The Fun Factor (or, Keeping Homebrewing Approachable)

Not only have I found I rarely have the effort/energy/time to blog about brewing anymore, but there are a ton of way better homebrewing blogs out there, like Brülosophy that a "general experience" homebrewing blog like mine doesn't seem very relevant anymore. I love this current crop of homebrew blogs. For a decade-long brewer who deeply enjoys both the scientific and culinary aspects of this hobby (not to mention the deeper historical and cultural impact of beer in the western world), I find these popular blogs to be 100 times better than mine ever was and I don't believe I would ever be willing to devote the time and energy (let alone keg space) to producing a blog that could even approach the quality of Brülosophy or Shut Up About Barclay Perkins.

And so, I let my blog wither away without caring too much about it.
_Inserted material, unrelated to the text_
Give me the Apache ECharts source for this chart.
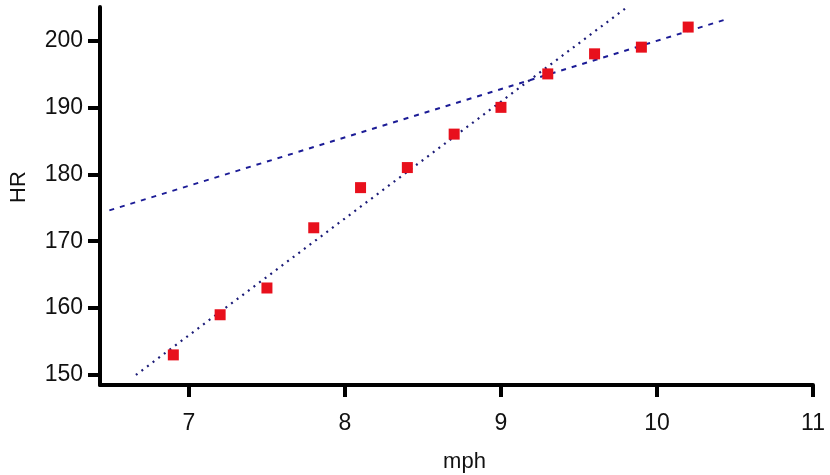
<!DOCTYPE html>
<html>
<head>
<meta charset="utf-8">
<script src="https://cdn.jsdelivr.net/npm/echarts@6/dist/echarts.min.js"></script>
<style>html,body{margin:0;padding:0;background:#fff;}#c{width:830px;height:475px;}</style>
</head>
<body>
<div id="c"></div>
<script>
const mph = [6.9, 7.2, 7.5, 7.8, 8.1, 8.4, 8.7, 9.0, 9.3, 9.6, 9.9, 10.2];
const hr = [153, 159, 163, 172, 178, 181, 186, 190, 195, 198, 199, 202];
const dashedLine = [[6.49, 174.6], [10.45, 203.2]];
const dottedLine = [[6.66, 150.0], [9.81, 205.0]];
const xTicks = [7, 8, 9, 10, 11];
const yTicks = [150, 160, 170, 180, 190, 200];

const points = mph.map((x, i) => [x, hr[i]]);
const font = 'Liberation Sans, Arial, sans-serif';
const chart = echarts.init(document.getElementById('c'), null, {renderer: 'canvas'});
chart.setOption({
  animation: false,
  backgroundColor: '#ffffff',
  grid: {left: 100, right: 17, top: 7, bottom: 90, containLabel: false, outerBoundsMode: 'none'},
  xAxis: {
    type: 'value', min: 6.43, max: 11,
    name: 'mph', nameLocation: 'middle', nameGap: 66,
    nameTextStyle: {color: '#111', fontSize: 22, fontFamily: font, padding: [0, 0, 0, 16]},
    axisLine: {show: true, lineStyle: {color: '#000', width: 4}},
    axisTick: {show: true, length: 12, lineStyle: {color: '#000', width: 4}, customValues: xTicks},
    axisLabel: {color: '#111', fontSize: 23, fontFamily: font, margin: 27, customValues: xTicks},
    splitLine: {show: false}
  },
  yAxis: {
    type: 'value', min: 148.5, max: 205,
    name: 'HR', nameLocation: 'middle', nameGap: 70,
    nameTextStyle: {color: '#111', fontSize: 22, fontFamily: font, padding: [0, 0, 0, 18]},
    axisLine: {show: true, lineStyle: {color: '#000', width: 4}},
    axisTick: {show: true, length: 12, lineStyle: {color: '#000', width: 4}, customValues: yTicks},
    axisLabel: {color: '#111', fontSize: 23, fontFamily: font, margin: 17, customValues: yTicks},
    splitLine: {show: false}
  },
  series: [
    {type: 'line', data: dashedLine, symbol: 'none', z: 2,
     lineStyle: {color: '#1c1c96', width: 2, type: [5, 6]}},
    {type: 'line', data: dottedLine, symbol: 'none', z: 2,
     lineStyle: {color: '#1c1c78', width: 2.2, type: [2, 5]}},
    {type: 'scatter', data: points, symbol: 'rect', symbolSize: 11, z: 3,
     itemStyle: {color: '#e8101c', opacity: 1}}
  ]
});
</script>
</body>
</html>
Then when I read about the homebrewing industry hitting hard times, and when longtime online homebrewing supply store Northern Brewer was purchased by AB-InBev, I started to worry about the health of this hobby in a future where AB-InBev controls our homebrewing supplies. And so now I wonder if the blogs that appeal to a seasoned brewer like me might not be a little intense for a newbie brewer or a casual (couple times a year) homebrewer. Obviously the health of this hobby relies on maintaining a steady supply of new and casual homebrewers joining the party. So while many newer, better blogs aim at improving brewing results through the use of science and controlled experimentation, they don't always focus on improving the experience of the homebrewing process by keeping the hobby inexpensive and easy. In part, this can be because successful bloggers often get equipment and ingredients for free or at a discount.

Since this hobby is recessing a bit right now, and keeping casual homebrewers is an important goal, this blog will be primarily focused on the fun (and cheap) aspects of the hobby. I don't know if I will be able to produce more than a few posts a year, but my goal will be to produce one post every month, either about brewing or about craft beer, generally.